Mikey Holder, the plaintiff in this action, was employed by WAPA as a line supervisor. On some unnamed date during his employment, he filed a complaint with the Equal Employment Opportunity Commission alleging that he was being harassed at work "due to his religious affiliation." (Complaint ¶ 5.) Some unnamed period of time later, WAPA terminated him, allegedly "due to his making his complaint to the EEOC." (Id. ¶ 6.) After his termination, he was not allowed to return to work "due to his religious beliefs." (Id. ¶ 8.) In sum, the plaintiff alleges that he was terminated because of his religion and because he complained to the EEOC, in violation of Title VII, 42 U.S.C. § 2000e-2(a) (Count I) and 42 U.S.C. § 1983 (Count II). He also makes a claim for damages in tort for intentional infliction of emotional distress (Count III). WAPA moves to dismiss all three counts.
Title VII
WAPA asserts that Holder's Title VII claim should be dismissed because the plaintiff failed to exhaust his administrative remedies and does not allege any reason that would support waiver of that requirement. Taking the allegations contained in the complaint as true, and drawing all reasonable inferences in favor of the plaintiff, the complaint fails to state a claim for a violation of Title VII since he does not allege that he either received a right-to-sue letter from the EEOC or requested a right to sue letter which the EEOC refused or failed to give him. See 42 U.S.C. § 2000e-5(f). Accordingly, WAPA's motion to dismiss Count I will be granted.
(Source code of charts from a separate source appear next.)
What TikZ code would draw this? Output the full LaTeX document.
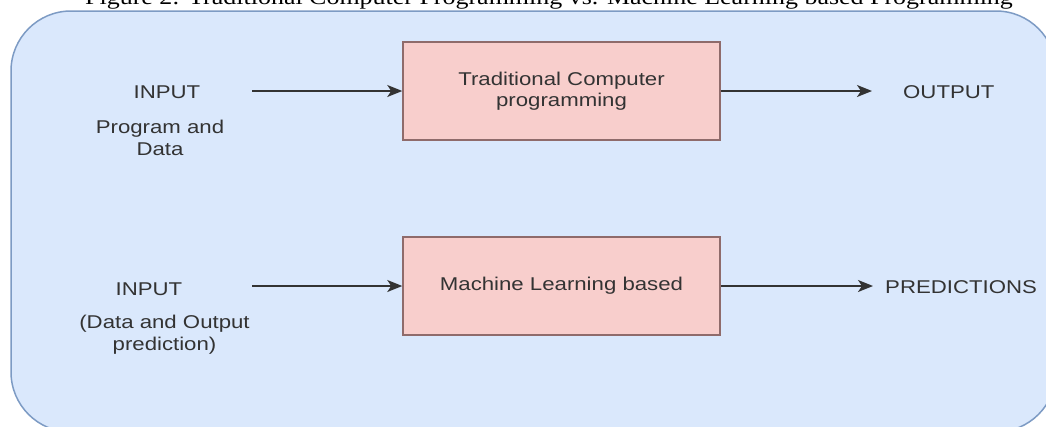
\documentclass[tikz,border=0pt]{standalone}
\usepackage{fontspec}
\setmainfont{Liberation Sans}
\newfontfamily\labfont[FakeStretch=1.2]{Liberation Sans}
\newfontfamily\titlefont[FakeStretch=1.18]{Liberation Serif}
\usetikzlibrary{arrows.meta}
\definecolor{bgfill}{HTML}{DAE8FC}
\definecolor{bgline}{HTML}{7D9BC4}
\definecolor{boxfill}{HTML}{F8CECC}
\definecolor{boxline}{HTML}{8F6B6B}
\definecolor{ink}{HTML}{333333}
\begin{document}
\begin{tikzpicture}[x=1pt,y=-1pt,
  lab/.style={font=\labfont\fontsize{18.5}{21.5}\selectfont, text=ink, inner sep=0pt, align=center},
  procbox/.style={draw=boxline, fill=boxfill, line width=1.5pt, minimum width=317pt, minimum height=98pt,
    inner sep=0pt, align=center, font=\labfont\fontsize{18.5}{21.5}\selectfont, text=ink},
  flow/.style={draw=ink, line width=1.7pt, -{Stealth[length=15pt,width=12pt,inset=4pt]}}]
\fill[white] (0,0) rectangle (1046,426);
\useasboundingbox (0,0) rectangle (1046,426);
\clip (0,0) rectangle (1046,426);
\draw[draw=bgline, fill=bgfill, line width=1.5pt, rounded corners=60pt] (11,11) rectangle (1056,432);
\node[anchor=base, font=\titlefont\fontsize{22}{24}\selectfont, inner sep=0pt] (title) at (549,4)
  {Figure 2: Traditional Computer Programming vs. Machine Learning based Programming};

\node[procbox] (tcp) at (561.5,91) {Traditional Computer\\programming};
\node[procbox] (mlb) at (561.5,286) {Machine Learning based};

\node[lab, anchor=base] (in1) at (167,98) {INPUT};
\node[lab, anchor=base] (pd) at (160,155) {Program and\\Data};
\node[lab, anchor=base west] (out1) at (903,98) {OUTPUT};

\node[lab, anchor=base] (in2) at (149,295) {INPUT};
\node[lab, anchor=base] (dop) at (164.5,350) {(Data and Output\\prediction)};
\node[lab, anchor=base west] (out2) at (885,293) {PREDICTIONS};

\coordinate (s1) at (252,91);
\coordinate (e1) at (872,91);
\coordinate (s2) at (252,286);
\coordinate (e2) at (873,286);

\draw[flow] (s1) -- (tcp.west);
\draw[flow] (tcp.east) -- (e1);
\draw[flow] (s2) -- (mlb.west);
\draw[flow] (mlb.east) -- (e2);
\end{tikzpicture}
\end{document}
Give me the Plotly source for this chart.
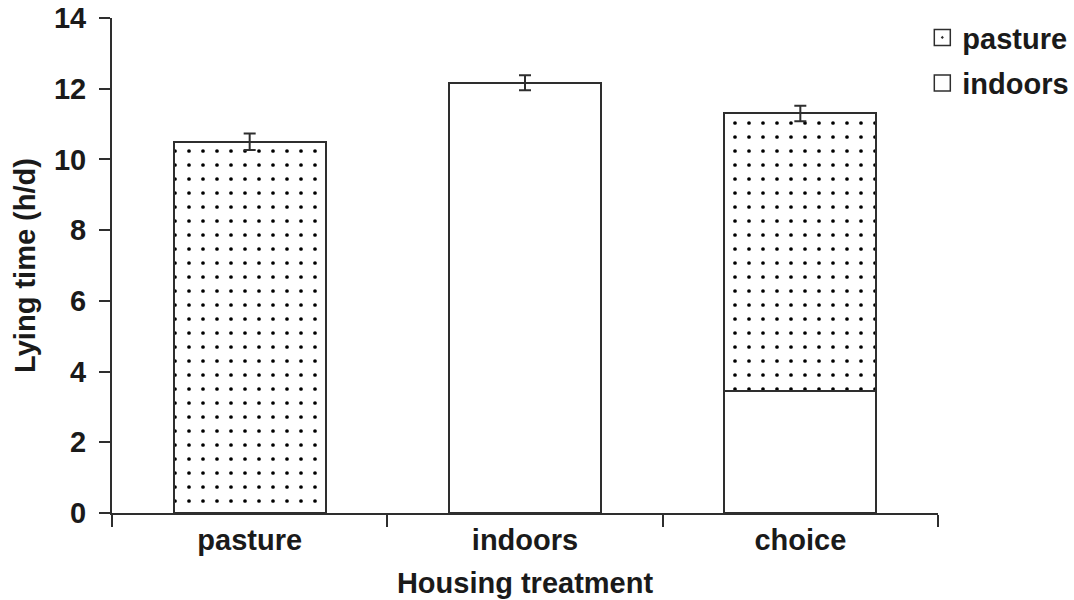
import plotly.graph_objects as go

# Lying time by housing treatment (h/d), split by where the cows were lying
categories = ["pasture", "indoors", "choice"]
indoors_hours = [None, 12.17, 3.45]
pasture_hours = [10.5, None, 7.85]
sem_hours = [0.23, 0.21, 0.22]
y_ticks = [0, 2, 4, 6, 8, 10, 12, 14]

totals = [(a or 0) + (b or 0) for a, b in zip(indoors_hours, pasture_hours)]

INK = "#1a1a1a"
LINE = "#2e2e2e"
FAMILY = "Liberation Sans, Arial, Helvetica, sans-serif"
FONT = dict(family=FAMILY, size=29, color=INK, weight="bold")

fig = go.Figure()

fig.add_trace(go.Bar(
    x=categories, y=indoors_hours, name="indoors", showlegend=False,
    marker=dict(color="white", line=dict(color=LINE, width=2)),
))
fig.add_trace(go.Bar(
    x=categories, y=pasture_hours, name="pasture", showlegend=False,
    marker=dict(color="white", line=dict(color=LINE, width=2),
                pattern=dict(shape=".", fgcolor="#000000", bgcolor="white",
                             fgopacity=1, size=14, solidity=0.055)),
))

# standard error at the top of each bar
fig.add_trace(go.Scatter(
    x=categories, y=totals, mode="markers", showlegend=False,
    marker=dict(size=1, color="rgba(0,0,0,0)"),
    error_y=dict(type="data", array=sem_hours, color=LINE, thickness=2, width=6),
    hoverinfo="skip",
))

# legend keys
fig.add_trace(go.Scatter(
    x=[None], y=[None], mode="markers", name="pasture", legendgroup="p",
    marker=dict(symbol="square-dot", size=16, color="white",
                line=dict(color=LINE, width=1.5)),
))
fig.add_trace(go.Scatter(
    x=[None], y=[None], mode="markers", name="indoors", legendgroup="i",
    marker=dict(symbol="square", size=16, color="white",
                line=dict(color=LINE, width=1.5)),
))

fig.update_layout(
    width=1074, height=600,
    margin=dict(l=112, r=136, t=18, b=87, autoexpand=False),
    paper_bgcolor="white", plot_bgcolor="white",
    font=FONT,
    barmode="stack", bargap=0.448,
    showlegend=True,
    legend=dict(x=0.981, y=1.012, xanchor="left", yanchor="top",
                font=dict(size=29), itemwidth=30, tracegroupgap=5,
                bgcolor="rgba(0,0,0,0)"),
    xaxis=dict(
        title=dict(text="Housing treatment", standoff=18,
                   font=dict(size=29)),
        automargin=False,
        range=[-0.5, 2.5], tickson="boundaries",
        ticks="outside", ticklen=12, tickwidth=2, tickcolor=LINE,
        showline=True, linecolor=LINE, linewidth=2,
        showgrid=False, zeroline=False,
    ),
    yaxis=dict(
        title=dict(text="Lying time (h/d)", standoff=10,
                   font=dict(size=29)),
        automargin=False,
        range=[0, 14], tickvals=y_ticks,
        ticks="outside", ticklen=11, tickwidth=2, tickcolor=LINE,
        ticklabelstandoff=7,
        showline=True, linecolor=LINE, linewidth=2,
        showgrid=False, zeroline=False,
    ),
)

fig.write_html("out.html")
In 1997, when the motion to dismiss was filed, the defendant apparently proceeded under Fed.R.Civ.P. 12(b)(1), arguing that the timely filing of a complaint with the EEOC and receipt a right-to-sue letter is a jurisdictional prerequisite to bringing an action in this Court. (See Mot. to Dismiss at 2.) In its recent reply to the plaintiff's opposition, WAPA seems to proceed under a Fed.R.Civ.P. 12(b)(6) theory. Dismissal under Rule 12(b)(6) is the proper approach as there should no longer be any doubt that failure to exhaust administrative remedies is not jurisdictional, but rather an affirmative defense subject to waiver, tolling, and other equitable remedies. See Angelino v. The New York Times Co., 200 F.2d 73, 87 (3d Cir. 1999) (district court should consider "the exhaustion and timeliness defenses under Rule 12(b)(6), rather than under Rule 12(b)(1)"); see also Zipes v. Trans World Airlines, Inc., 455 U.S. 385, 392-98 (1982) (failure to timely file an EEOC complaint is not jurisdictional, but like a statute of limitations defense, is subject to waiver and equitable tolling).
WAPA also argues that Holder's original complaint filed with the EEOC, but before his termination, would not go toward exhaustion of administrative remedies with respect to the alleged discriminatory retaliation claim. This is an inaccurate assertion of law. If the plaintiff had received a right-to-sue letter from the EEOC as the result of an investigation of the first complaint, he would not be prevented, on exhaustion grounds, from bringing an action alleging that WAPA fired him in retaliation for filing that complaint. See Angelino, 200 F.3d at 94 (reaffirming its rule that the "parameters of a civil action in the District Court are defined by the scope of the EEOC investigation which can reasonably be expected to grow out of the charge of discrimination" includes later charges of retaliation based on the original claim). This issue is moot, however, since Holder has not shown that he received a right-to-sue letter from the EEOC on the initial complaint.
WAPA seeks dismissal of the plaintiff's section 1983 claim on the ground that WAPA is not a "person" as that term is used in 42 U.S.C. § 1983. This Court has already ruled that WAPA is not a "person" for purposes of section 1983. See Eddy v. Virgin Islands Water Power Auth., 35 V.I. 441, 454, 955 F. Supp. 468, 477 (D.V.I. 1997) (holding that as the `alter ego' and governmental instrumentality of the Government of the Virgin Islands, WAPA is not a "person" as that term is used in section 1983). The plaintiff has presented no argument for revisiting the Court's earlier ruling in Eddy. Accordingly, the defendant's motion to dismiss the plaintiff's section 1983 claim will be granted.
This ruling was left undisturbed by the Court of Appeals' recent decision in Eddy v. Virgin Islands Water Power Auth., 256 F.3d 204, 213 n. 7 (3d Cir. 1997) ("We do not reach the question whether, as Eddy has argued on appeal, the District Court erred in holding that Eddy cannot sue WAPA itself and cannot sue the individual defendants in their official capacities under 42 U.S.C. § 1983.").
Intentional Infliction of Emotional Distress
In setting forth his claim for intentional infliction of emotional distress, Holder merely alleges that the defendant intended to harm him and in fact caused "emotional distress and harm." To be liable for the tort of intentional infliction of emotional distress, the plaintiff is required to show conduct so extreme or outrageous that it falls outside the bounds of decency. See RESTATEMENT (SECOND) OF TORTS § 46(1) (1965). Here, the only facts alleged that might be relevant are that the plaintiff was fired due to religious discrimination and suffered "emotional distress and harm." These are not facts or circumstances that, if proved, would support a claim for intentional infliction of emotional distress. In any event, having dismissed the federal claims, the Court declines to exercise its supplemental jurisdiction over this remaining territorial claim. See 28 U.S.C. § 1367(c)(3); United Mine Workers v. Gibbs, 383 U.S. 715, 726 (1966). Count III of the complaint will be dismissed.
An appropriate order follows.
ORDER
For the reasons stated in the accompanying Memorandum of even date, it is hereby
ORDERED that the defendant's motion to dismiss the complaint in the above-captioned matter is GRANTED. The Clerk of the Court shall close the file forthwith.